Klassik auf Schloss Neuhardenberg: Cellissimo!

Die Jungen müssen an die frische Luft! Regelmäßig schickt Jan Vogler seine Schülerinnen und Schüler vor die Tür, damit sie durch den traumschönen, südenglisch anmutenden Park von Schloss Neuhardenberg streifen können. Denn wer immer nur im stillen Kämmerlein hockt, über sein Instrument gebeugt, der kann nicht zur kompletten Künstlerpersönlichkeit heranreifen, davon ist der international gefeierte Cellist überzeugt. 

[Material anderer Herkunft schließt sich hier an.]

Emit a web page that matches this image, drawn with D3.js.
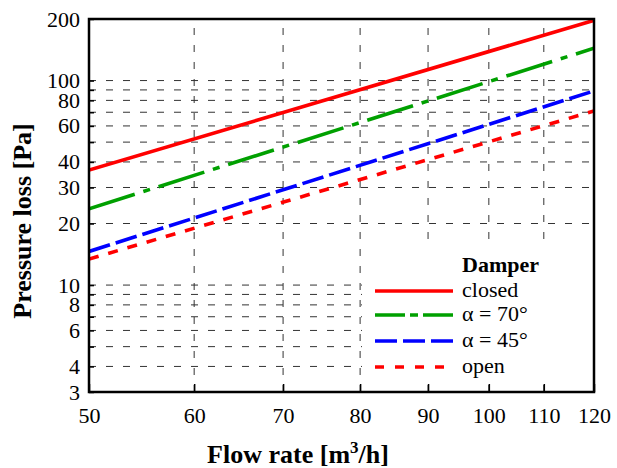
<!DOCTYPE html>
<html>
<head>
<meta charset="utf-8">
<script src="https://cdn.jsdelivr.net/npm/d3@7"></script>
<style>
  body { margin: 0; background: #fff; }
  svg { display: block; }
  text { font-family: "Liberation Serif", "Times New Roman", serif; }
</style>
</head>
<body>
<svg id="chart" width="617" height="468"></svg>
<script>
// ---- data ----
const flowRates = [50, 120];                 // m3/h, end points of each straight log-log line
const closedValues = [36.5, 197];            // Pa
const alpha70Values = [23.6, 144];
const alpha45Values = [14.6, 89];
const openValues = [13.4, 71];
const seriesNames = ["closed", "α = 70°", "α = 45°", "open"];
const xTickLabels = [50, 60, 70, 80, 90, 100, 110, 120];
const yTickLabels = [3, 4, 6, 8, 10, 20, 30, 40, 60, 80, 100, 200];
const yGridValues = [4, 5, 6, 7, 8, 9, 10, 20, 30, 40, 50, 60, 70, 80, 90, 100];
const yTickValues = [3, 4, 5, 6, 7, 8, 9, 10, 20, 30, 40, 50, 60, 70, 80, 90, 100, 200];
const xGridValues = [60, 70, 80, 90, 100, 110];

// ---- layout ----
const L = 89, R = 594, T = 19, B = 392;
const svg = d3.select("#chart");
const x = d3.scaleLog().domain([50, 120]).range([L, R]);
const y = d3.scaleLog().domain([3, 200]).range([B, T]);

svg.append("defs").append("clipPath").attr("id", "clip")
  .append("rect").attr("x", L).attr("y", T).attr("width", R - L).attr("height", B - T);

// gridlines
const grid = svg.append("g").attr("stroke", "#333").attr("stroke-width", 1).attr("stroke-dasharray", "7,10");
grid.selectAll(".hg").data(yGridValues).join("line")
  .attr("x1", L).attr("x2", R).attr("y1", d => y(d)).attr("y2", d => y(d));
grid.selectAll(".vg").data(xGridValues).join("line")
  .attr("y1", B).attr("y2", T).attr("x1", d => x(d)).attr("x2", d => x(d));

// legend background (hides gridlines)
svg.append("rect").attr("x", 362).attr("y", 243).attr("width", R - 362 - 1).attr("height", 141).attr("fill", "#fff");

// series
const series = [
  { name: seriesNames[0], values: closedValues, color: "#ff0000", dash: null, legendDash: null },
  { name: seriesNames[1], values: alpha70Values, color: "#00a000", dash: "48,9,7,9", legendDash: "30,5,8,5" },
  { name: seriesNames[2], values: alpha45Values, color: "#0000ff", dash: "22,6", legendDash: "22,6" },
  { name: seriesNames[3], values: openValues, color: "#ff0000", dash: "10,10", legendDash: "9,11" }
];
const line = d3.line().x(d => x(d[0])).y(d => y(d[1]));
const lines = svg.append("g").attr("clip-path", "url(#clip)");
series.forEach(s => {
  lines.append("path")
    .datum(flowRates.map((f, i) => [f, s.values[i]]))
    .attr("d", line).attr("fill", "none")
    .attr("stroke", s.color).attr("stroke-width", 3.6)
    .attr("stroke-dasharray", s.dash);
});

// axes
const yAxis = d3.axisLeft(y).tickValues(yTickValues).tickSize(-5).tickPadding(9)
  .tickFormat(d => yTickLabels.includes(d) ? d : "");
const gy = svg.append("g").attr("transform", `translate(${L},0)`).call(yAxis);
const xAxis = d3.axisBottom(x).tickValues(xTickLabels).tickSize(-8).tickPadding(15)
  .tickFormat(d => d);
const gx = svg.append("g").attr("transform", `translate(0,${B})`).call(xAxis);
[gx, gy].forEach(g => {
  g.select(".domain").remove();
  g.selectAll("line").attr("stroke", "#000").attr("stroke-width", 1.5);
  g.selectAll("text").attr("font-size", 22).attr("fill", "#000")
    .style("font-family", '"Liberation Serif", "Times New Roman", serif');
});

// frame
svg.append("rect").attr("x", L).attr("y", T).attr("width", R - L).attr("height", B - T)
  .attr("fill", "none").attr("stroke", "#000").attr("stroke-width", 2.5);

// axis titles
const xt = svg.append("text").attr("x", 298).attr("y", 463).attr("text-anchor", "middle")
  .attr("font-size", 26).attr("font-weight", "bold");
xt.append("tspan").text("Flow rate [m");
xt.append("tspan").attr("font-size", 17).attr("dy", -10).text("3");
xt.append("tspan").attr("dy", 10).text("/h]");

svg.append("text").attr("transform", "translate(31,221) rotate(-90)")
  .attr("text-anchor", "middle").attr("font-size", 26).attr("font-weight", "bold")
  .text("Pressure loss [Pa]");

// legend
const lg = svg.append("g");
lg.append("text").attr("x", 462).attr("y", 272).attr("font-size", 22).attr("font-weight", "bold").text("Damper");
const legendY = [291, 315, 341, 367];
series.forEach((s, i) => {
  lg.append("line").attr("x1", 375).attr("x2", 453).attr("y1", legendY[i]).attr("y2", legendY[i])
    .attr("stroke", s.color).attr("stroke-width", 3.6).attr("stroke-dasharray", s.legendDash);
  lg.append("text").attr("x", 462).attr("y", legendY[i] + 6).attr("font-size", 22).text(s.name);
});
</script>
</body>
</html>
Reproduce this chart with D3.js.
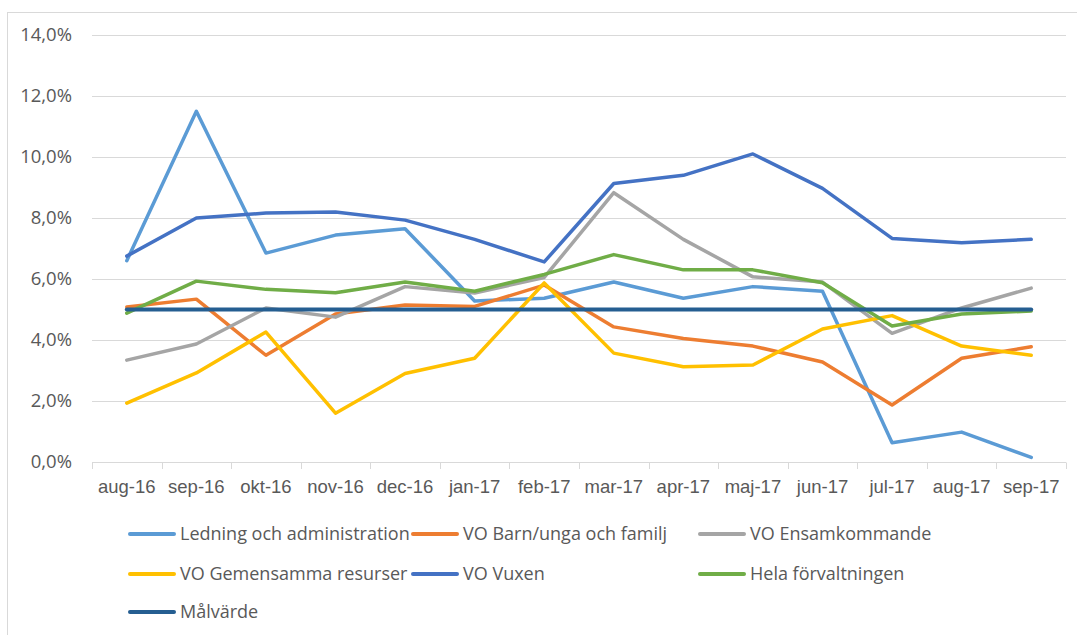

Die Augen zu öffnen ist genauso wichtig wie die Ohren: Natur erfahren, Bücher lesen, durch Museen streifen, das alles gehört für einen Musiker dazu, findet Vogler. Und er versucht dieses Credo weiterzugeben an die nächste Generation von hochbegabten Instrumentalistinnen und Instrumentalisten. Die alle mit dem Smartphone in der einen Hand aufgewachsen sind – und dem Cellobogen in der anderen.

Seit zehn Jahren schon veranstaltet Vogler jedes Jahr im Hochsommer einen Workshop in der Idylle von Neuhardenberg. Sechs Tage intensive Proben, unterbrochen von Spaziergängen, die dann in einem Abschlusskonzert in der Schinkelkirche kulminieren. Das „Meisterschüler-Meister“-Format erfreut sich großer Beliebtheit, die Plätze in den harten Bänken sind auch diesmal wieder ausverkauft.

Jan Vogler, Hayoung Choi und die Meisterschüler:innen in der Schinkelkirche von Schloss Neuhardenberg.

© Stefanie Hanssen

Bevor sich Jan Vogler und seine Assistentin Hayoung Choi zum Finale mit ihren Schützlingen zusammentun, um Astor Piazzollas „Vier Jahreszeiten von Buenos Aires“ aufzuführen – in einer vor Leidenschaft glühenden Interpretation, bei der die acht Celli wie ein Tangoorchester klingen, also wie Bandoneon, knarrendes Guiro, Kontrabass und viel Percussion – dürfen sich die sechs Nachwuchsprofis vorstellen.

Dabei erlebt das begeisterte Publikum dann ein halbes Dutzend Möglichkeiten, wie Mensch und Cello zueinander finden können. Daniel Dorn nutzt den Vorteil, den Streicher gegenüber Sängern haben: nicht zwischendurch Luft holen zu müssen. Wie auf einem einzigen Atem spielt er das Präludium aus Bachs 2. Cellosuite, sanftmütig, geschmeidig, introvertiert.

Auch Henriette-Luise Knauer interpretiert Bach, aber kantiger, rhetorischer; ihr Spiel hat Charakter. Petar Pejcic, der dritte im Bach-Bunde, entwickelt die Courante der 6. Suite ganz aus dem rhythmischen Impuls heraus, als virtuosen Tanz, wie man ihn so flink nur in den Fingern haben kann, nicht in den Füßen.

Expressiv will der Kopfsatz aus Zoltan Kodalys Solosonate gespielt werden – Hannah Caroline Rau attackiert ihn angemessen extrovertiert, ohne aber dabei auf einen edlen Klang zu verzichten zu müssen. Die ausgereifteste Persönlichkeit präsentiert an diesem Abend Mon-Puo Lee, der ebenso selbstsicher ist in der charaktervollen Gestaltung des Finales von Gaspar Cassadós Cellosuite wie bei der Wahl seiner extravaganten Konzertgarderobe. Als feinfühlige Interpretin schließlich führt sich Anna Herrmann ein, wenn sie Udo Zimmermanns „movimenti caratteristici“ bei aller Modernität ganz aus der melodischen Linie heraus zu entwickeln weiß.